Work Experience
Arizona State University
Data Scientist 08 Jan. 2023 - Present Phoenix, Arizona, USA
• Handled students’ performance streaming data (source: ZyBook vendor) coming into the AWS system through Kinesis data streams by building an end-to-end ETL pipeline using AWS Glue and Spark, leveraging NumPy and pandas for data manipulation, optimizing the overall workflow, and reducing the run time of the pipeline from 385 seconds to 164 seconds.
• Expanded the pipeline by integrating an AWS Lambda function with the existing pipeline to filter out irrelevant information and reduce the overall dimensionality of the processed data using the PCA algorithm from scikit-learn.
• Implemented A/B testing methodologies to experiment with diverse content strategies for influencers, optimizing the effectiveness of content and enhancing overall engagement by 20%.
• Built a Virtual Academic Advisor using LSTM and ARIMA models on AWS Sage Maker, delivering 92% accurate predictions of future course grades, enabling personalized course recommendations.
Rio Tinto
Data Engineer Intern 20 May 2024 - 09 Aug. 2024 Boron, California, USA
• Spearheaded the reengineering of the Borax data stream pipeline using PySpark, increasing processing speed from 32 to 45 shards per second, and substantially enhancing throughput and efficiency for mine site data modeling.
• Pioneered the development of an interactive dashboard application using Palantir Foundry and integrated Apache MLlib to cluster blasting patterns, facilitating advanced data visualization and operational analysis.
• Digitized the entire blasting process, conducted on-site testing in the mine pit, and developed automated webhooks to upload blasting data into SAP, reducing manual data entry time by 75% and increasing data upload accuracy to 99.8%, while leading a critical project to assess Expected Borax Sales and generating the G6 Reconciliation chart for upper management.

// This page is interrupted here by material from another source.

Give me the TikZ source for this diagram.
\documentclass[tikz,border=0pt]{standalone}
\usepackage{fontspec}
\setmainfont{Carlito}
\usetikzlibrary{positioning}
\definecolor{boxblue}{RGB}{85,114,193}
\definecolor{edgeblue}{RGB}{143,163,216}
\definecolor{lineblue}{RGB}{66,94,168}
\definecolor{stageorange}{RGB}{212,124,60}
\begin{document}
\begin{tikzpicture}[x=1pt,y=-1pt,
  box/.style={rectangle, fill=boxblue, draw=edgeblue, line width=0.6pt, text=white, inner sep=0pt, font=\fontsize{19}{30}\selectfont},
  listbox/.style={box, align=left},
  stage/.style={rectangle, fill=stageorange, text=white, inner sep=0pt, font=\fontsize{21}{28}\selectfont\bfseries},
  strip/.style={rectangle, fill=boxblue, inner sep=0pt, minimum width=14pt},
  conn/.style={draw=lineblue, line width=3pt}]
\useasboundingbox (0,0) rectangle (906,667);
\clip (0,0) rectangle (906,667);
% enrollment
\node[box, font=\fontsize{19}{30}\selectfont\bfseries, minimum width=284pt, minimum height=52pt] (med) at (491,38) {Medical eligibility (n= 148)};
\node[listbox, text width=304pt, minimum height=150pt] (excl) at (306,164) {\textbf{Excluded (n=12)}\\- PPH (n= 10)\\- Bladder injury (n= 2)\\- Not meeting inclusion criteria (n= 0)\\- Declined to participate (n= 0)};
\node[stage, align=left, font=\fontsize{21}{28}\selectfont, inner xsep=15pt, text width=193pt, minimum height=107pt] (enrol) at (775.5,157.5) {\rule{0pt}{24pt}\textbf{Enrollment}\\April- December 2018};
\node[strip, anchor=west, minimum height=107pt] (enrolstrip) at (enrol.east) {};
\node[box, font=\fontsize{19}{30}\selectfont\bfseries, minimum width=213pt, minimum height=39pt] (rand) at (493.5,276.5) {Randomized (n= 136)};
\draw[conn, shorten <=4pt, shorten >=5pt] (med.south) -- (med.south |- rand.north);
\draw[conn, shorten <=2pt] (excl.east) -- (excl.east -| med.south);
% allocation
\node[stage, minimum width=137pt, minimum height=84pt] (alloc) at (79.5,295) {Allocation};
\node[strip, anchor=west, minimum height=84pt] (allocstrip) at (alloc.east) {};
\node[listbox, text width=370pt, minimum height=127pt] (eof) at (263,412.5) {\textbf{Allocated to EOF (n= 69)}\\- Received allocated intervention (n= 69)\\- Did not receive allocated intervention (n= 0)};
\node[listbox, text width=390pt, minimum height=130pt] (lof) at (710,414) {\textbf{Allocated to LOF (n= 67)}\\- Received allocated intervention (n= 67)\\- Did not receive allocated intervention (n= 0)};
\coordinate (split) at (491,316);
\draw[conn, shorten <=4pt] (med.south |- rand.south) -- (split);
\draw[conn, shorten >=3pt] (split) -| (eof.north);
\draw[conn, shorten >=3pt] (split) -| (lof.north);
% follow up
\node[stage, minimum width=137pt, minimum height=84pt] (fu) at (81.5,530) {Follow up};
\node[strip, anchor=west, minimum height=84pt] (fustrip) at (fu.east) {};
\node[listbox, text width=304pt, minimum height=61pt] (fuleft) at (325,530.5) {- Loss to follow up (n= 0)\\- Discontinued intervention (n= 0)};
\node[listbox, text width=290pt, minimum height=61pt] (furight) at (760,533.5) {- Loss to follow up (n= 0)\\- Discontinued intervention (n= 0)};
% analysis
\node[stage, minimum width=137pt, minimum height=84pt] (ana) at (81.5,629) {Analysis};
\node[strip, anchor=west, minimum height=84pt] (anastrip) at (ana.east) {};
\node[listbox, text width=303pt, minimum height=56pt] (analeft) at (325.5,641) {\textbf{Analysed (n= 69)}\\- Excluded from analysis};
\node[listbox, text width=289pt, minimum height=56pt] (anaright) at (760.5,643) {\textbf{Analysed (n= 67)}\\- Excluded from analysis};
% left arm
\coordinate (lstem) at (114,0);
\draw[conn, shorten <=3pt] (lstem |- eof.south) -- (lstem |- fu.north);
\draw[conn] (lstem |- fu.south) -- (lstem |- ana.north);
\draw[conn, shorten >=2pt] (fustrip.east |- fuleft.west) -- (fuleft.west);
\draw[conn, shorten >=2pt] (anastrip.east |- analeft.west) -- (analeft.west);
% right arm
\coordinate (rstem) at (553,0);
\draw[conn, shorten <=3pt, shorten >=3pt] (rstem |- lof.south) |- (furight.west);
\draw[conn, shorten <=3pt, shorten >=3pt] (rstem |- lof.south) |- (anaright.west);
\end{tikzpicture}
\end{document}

Tata Consultancy Services (TCS Digital)
Machine Learning Engineer (Systems Engineer) 20 May 2021 - 02 Nov. 2022 Gujarat, India
• Performed the feature extraction using PyTorch and Deep Neural Network Model (e.g. Vision Transformer) to identify the Instrument size depth based on 2D images.
• Migrated the on-premises workflow pipeline to AWS SageMaker, tuned the model hyperparameters using Bayesian Optimization (Statistics & Applied Mathematics), and improved the tuning time.

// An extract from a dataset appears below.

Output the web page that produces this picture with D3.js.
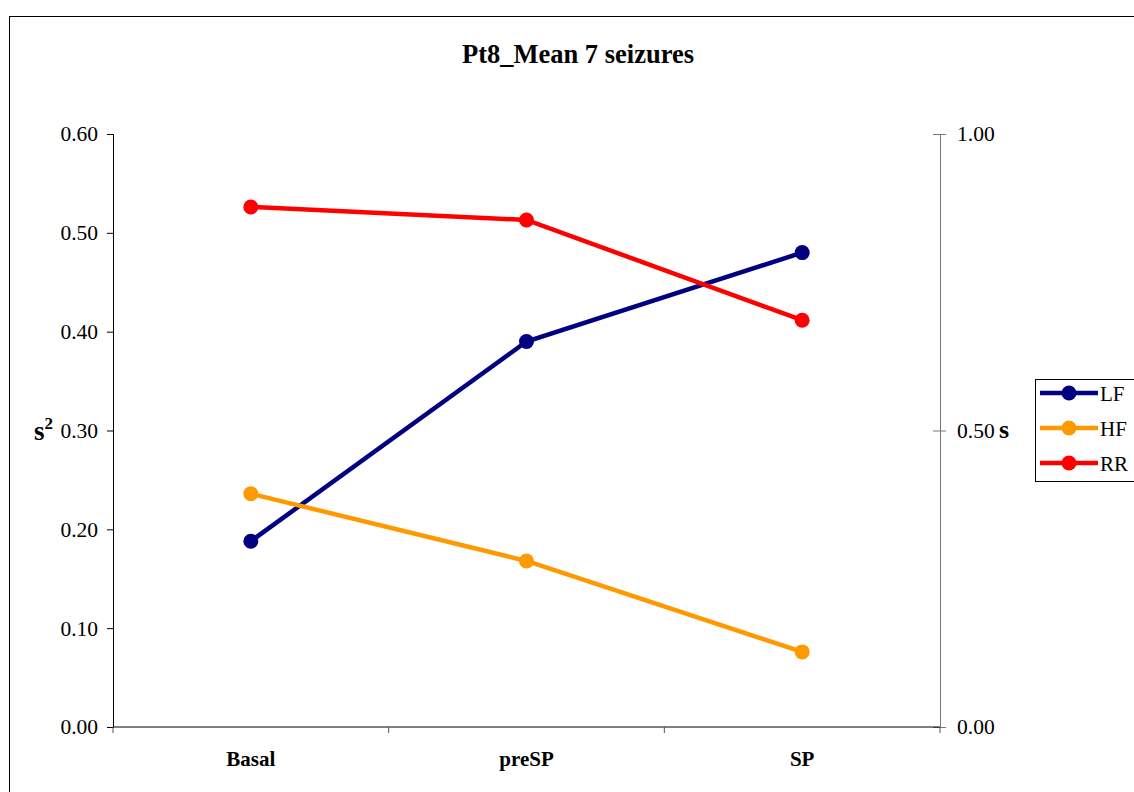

• Implemented parameter-efficient fine-tuning on the Fluorescent Penetrant Inspection (FPI) vision model to detect cracks in mechanical gears, training and validating the fine-tuned model on AWS SageMaker notebook.
• Utilized SQL for data manipulation and extraction, ensuring efficient data processing and management within the Big Data ecosystem.
• Employed Scikit-Learn, Keras, and Tensor Flow for developing and fine-tuning machine learning models, achieving a 20% improvement in detection accuracy.
BVM Engineering College
Undergraduate Research Assistant 20 May 2021 - 02 Nov. 2022 Gujarat, India
• Conducted hyperparameter tuning techniques on transformer-based models (mainly BERT) using Python and PyTorch, achieving a 15% increase in model accuracy for Neural Networks and other advanced algorithms.
• Leveraged Apache Spark and MLlib for distributed data processing and machine learning tasks, integrating Big Data solutions on Azure cloud platform, resulting in a 20% reduction in processing time and 30% improvement in scalability.